Important note: This calculator finds net electric charge from particle counts. It does not predict chemical stability, bonding geometry, oxidation state in every compound, or quantum mechanical behavior by itself. Those topics require additional context.

Frequent mistakes when calculating atom charge

Several predictable mistakes show up in homework and exam settings. The first is confusing mass number with atomic number. Atomic number gives the number of protons. Mass number equals protons plus neutrons. The second is subtracting neutrons when calculating charge, which is incorrect because neutrons are neutral. The third is reversing the formula and computing electrons minus protons. That gives the opposite sign. The correct relationship is always protons minus electrons when expressing charge in elementary charge units.

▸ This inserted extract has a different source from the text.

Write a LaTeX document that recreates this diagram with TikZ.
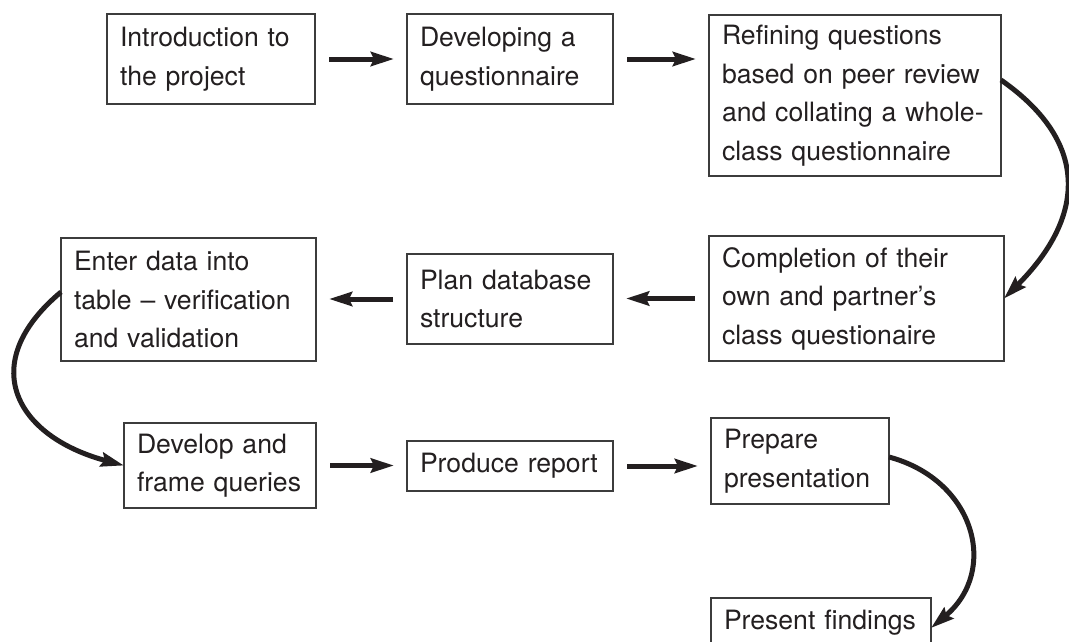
\documentclass[tikz,border=0pt]{standalone}
\usepackage{fontspec}
\setmainfont{TeX Gyre Heros}
\usetikzlibrary{arrows.meta}
\definecolor{ink}{HTML}{231F20}
\definecolor{edge}{HTML}{3C3C3C}
\tikzset{
  box/.style={draw=edge, line width=1.1pt, anchor=north west, align=left,
    inner xsep=13pt, inner ysep=0pt, outer sep=0pt, text=ink,
    font=\fontsize{26.6}{38.5}\selectfont},
  arr/.style={draw=ink, line width=5pt,
    -{Stealth[length=23pt,width=14pt,inset=3pt]}},
  sarr/.style={arr, shorten <=14pt, shorten >=13pt}
}
\begin{document}
\begin{tikzpicture}[x=1pt,y=1pt]
\clip (0,0) rectangle (1069,-641);
\fill[white] (0,0) rectangle (1069,-641);

\node[box, text width=182pt, minimum height=90pt]  (B1) at (107,-14)  {Introduction to\\the project};
\node[box, text width=180pt, minimum height=90pt]  (B2) at (407,-14)  {Developing a\\questionnaire};
\node[box, text width=266pt, minimum height=161pt] (B3) at (709,-15)  {Refining questions\\based on peer review\\and collating a whole-\\class questionnaire};
\node[box, text width=269pt, minimum height=125pt] (B4) at (709,-236) {Completion of their\\own and partner’s\\class questionaire};
\node[box, text width=180pt, minimum height=90pt]  (B5) at (407,-254) {Plan database\\structure};
\node[box, text width=229pt, minimum height=123pt] (B6) at (61,-238)  {Enter data into\\table – verification\\and validation};
\node[box, text width=166pt, minimum height=85pt]  (B7) at (124,-423) {Develop and\\frame queries};
\node[box, text width=180pt, minimum height=50pt]  (B8) at (407,-441) {Produce report};
\node[box, text width=152pt, minimum height=86pt]  (B9) at (711,-418) {Prepare\\presentation};
\node[box, text width=196pt, inner xsep=12pt, minimum height=50pt]  (B10) at (711,-598) {\hspace*{1pt}Present findings};

\draw[sarr] (B1.east) -- (B1.east -| B2.west);
\draw[sarr] (B2.east) -- (B2.east -| B3.west);
\draw[sarr] (B4.west) -- (B4.west -| B5.east);
\draw[sarr] (B5.west) -- (B5.west -| B6.east);
\draw[sarr] (B7.east) -- (B7.east -| B8.west);
\draw[sarr] (B8.east) -- (B8.east -| B9.west);

\draw[arr] ([yshift=15.5pt]B3.east) .. controls +(-35:112pt) and +(45:112pt) .. (B4.east);
\draw[arr] ([yshift=7.5pt]B6.west) .. controls +(220:112pt) and +(165:112pt) .. (B7.west);
\draw[arr] ([yshift=4pt]B9.east) .. controls +(-15:89pt) and +(40:89pt) .. ([yshift=-5pt]B10.east);
\end{tikzpicture}
\end{document}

Another common issue is mixing up ionic charge with oxidation state. While the values may match in many simple cases, oxidation state is a broader bookkeeping system used in compounds and redox reactions. Atomic net charge is a direct physical charge based on actual proton and electron counts.

Authority sources for deeper learning

If you want to verify constants or study atomic structure in more detail, these government and university sources are excellent references:

• NIST: Elementary charge constant
• Jefferson Lab (.edu): Questions about protons, electrons, and neutrons
• NCBI Bookshelf (.gov): Atomic structure overview

When to use charge in coulombs instead of elementary units

Most chemistry students describe atomic charge in elementary charge units such as +1, -2, or 0 because that is the clearest format for ions. In physics, however, charge is often expressed in coulombs. If an atom has one more proton than electron, its net charge is +1e, which is also +1.602176634 × 10^-19 C. If it has two extra electrons, its charge is -2e, which is approximately -3.204353268 × 10^-19 C. The calculator can show both formats so you can move easily between chemistry and physics notation.

Final takeaway

The atom charge calculator is a practical way to understand one of the central ideas in science: matter contains charged particles, and the balance of those particles determines electric behavior. Once you know the number of protons and electrons, you can immediately determine whether a species is neutral, a cation, or an anion. That single calculation opens the door to ionic bonding, electrostatics, periodic trends, chemical formulas, and much more. Whether you are reviewing for a quiz, teaching a class, or checking a lab result, this tool provides a fast and reliable way to calculate atomic charge with confidence.

Educational use note: Results are intended for learning and general chemistry calculations. Always follow your course conventions if your instructor uses a specific notation style for ions or charge reporting.